The Pros & Cons to Know Before Getting a Remote Starter for Your Car

The Pros & Cons to Know Before Getting a Remote Starter for Your Car

Maybe your car didn’t come with a remote start system, and you’re jealous that your friends and neighbors can start their vehicles on those cold winter mornings, so they're warm and comfortable for their morning commute. Meanwhile, you’re out there scraping the windows and shivering while waiting for the car to heat up, or waiting for the car to cool down enough to grab the steering wheel in the summer.

Thankfully, there are plenty of aftermarket remote starters available for virtually every budget. Some are very basic, while others come with as many bells and whistles as you can think of such as key-less entry, trunk unlocking, 2-way LED displays that confirm whether the car is running, and so on.

However, before you dive into the rabbit hole of remote starters, consider the pros and cons of having one, and then decide if it’s worth the expense and the hassle of installing one.

 

Pros

By far the greatest advantage of having a remote start system is the convenience and comfort it affords. Whatever the weather, you can start your car and have it warmed up or cooled off and ready to drive as soon as you get in. And you can do all of this without having to leave the comfort of your home or office. Also, many remote starter systems also allow you to unlock your car, which is nice since you don’t have to fumble for your keys if it’s raining, or if you’re in a dark parking lot and you need to get in your vehicle quickly.

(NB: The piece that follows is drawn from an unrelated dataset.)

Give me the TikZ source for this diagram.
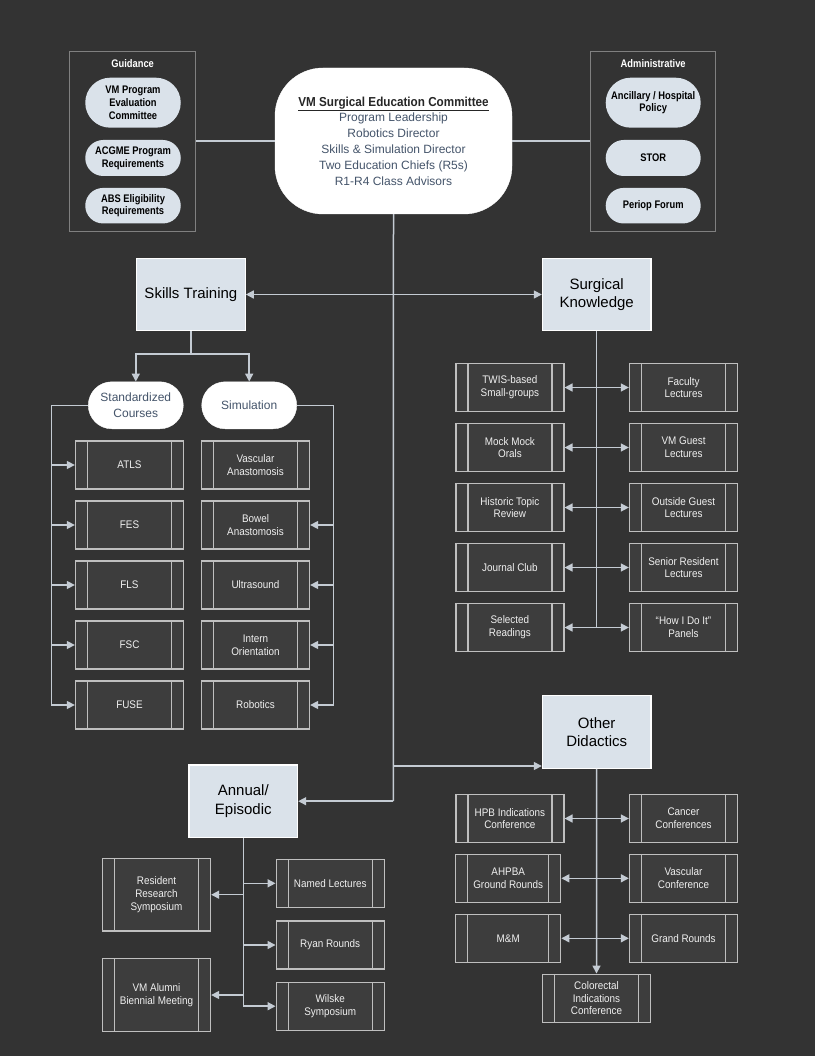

Another advantage to a remote starter is the ability to see via the 2-way remote if your car is running or not if your system has this function. This is advantageous in case the vehicle stalls, and you can quickly restart it.

A key advantage to a remote starter is that your car stays running while it’s locked, which is a big deal if you’re worried about someone stealing your car because you left the keys in the ignition to warm it up while you went back in the house. Or, if you have to leave your pet in the car while you run into the store on a hot day. A remote starter enables you to keep the car running with the air conditioner on and the doors locked, so both your car and your pet are safe.

Lastly, a remote starter is excellent for those times when you have your hands full either with the kids or with groceries. In addition to starting the car with a push of a button, many remote start systems also allow you to unlock the car as well, so even with your hands full, you can start the vehicle and get in without too much fuss.

Now, while all of that sounds great, here are the downsides of having a remote starter.

 

Cons

The biggest disadvantage of getting an aftermarket remote starter is the cost. Depending on the device and your knowledge of installing electronic devices, you could be spending hundreds of dollars on the starter and on the installation if you have it done professionally. And it should be noted; unless you’re experienced at wiring, you need to have a professional tackle the installation.

If you have a FOB or device that came with your vehicle for unlocking the doors, and such, and you purchase an aftermarket remote starter, that’s another device that you have to stuff in your purse or pocket.

Another disadvantage to a remote starter is the fuel you’re wasting while warming up the vehicle. And while most people don’t think twice about this aspect, the fact is that you’re going to be filling up more than usual when you use your remote starter.

If you’re worried about wear and tear on your engine, then a remote starter is something to avoid. Frequently preheating and cooling your vehicle before you drive puts extra stress on your engine, which could shorten its lifespan. This is especially bad in the summer when your engine relies on the radiator fan to cool the engine instead of the air rushing through the system while driving.

Another thing to consider is the type of vehicle you have. While most cars are automatic transmissions, some manuals are still out there, and getting a remote starter to work on a manual transmission is tricky if not impossible with certain models of vehicles.

Lastly, if you’re conscious about the environment, then you need to be aware of the extra pollution your vehicle is putting out when you let it idle.

Having a remote starter can be a great convenience, but weigh the options carefully before you make the investment.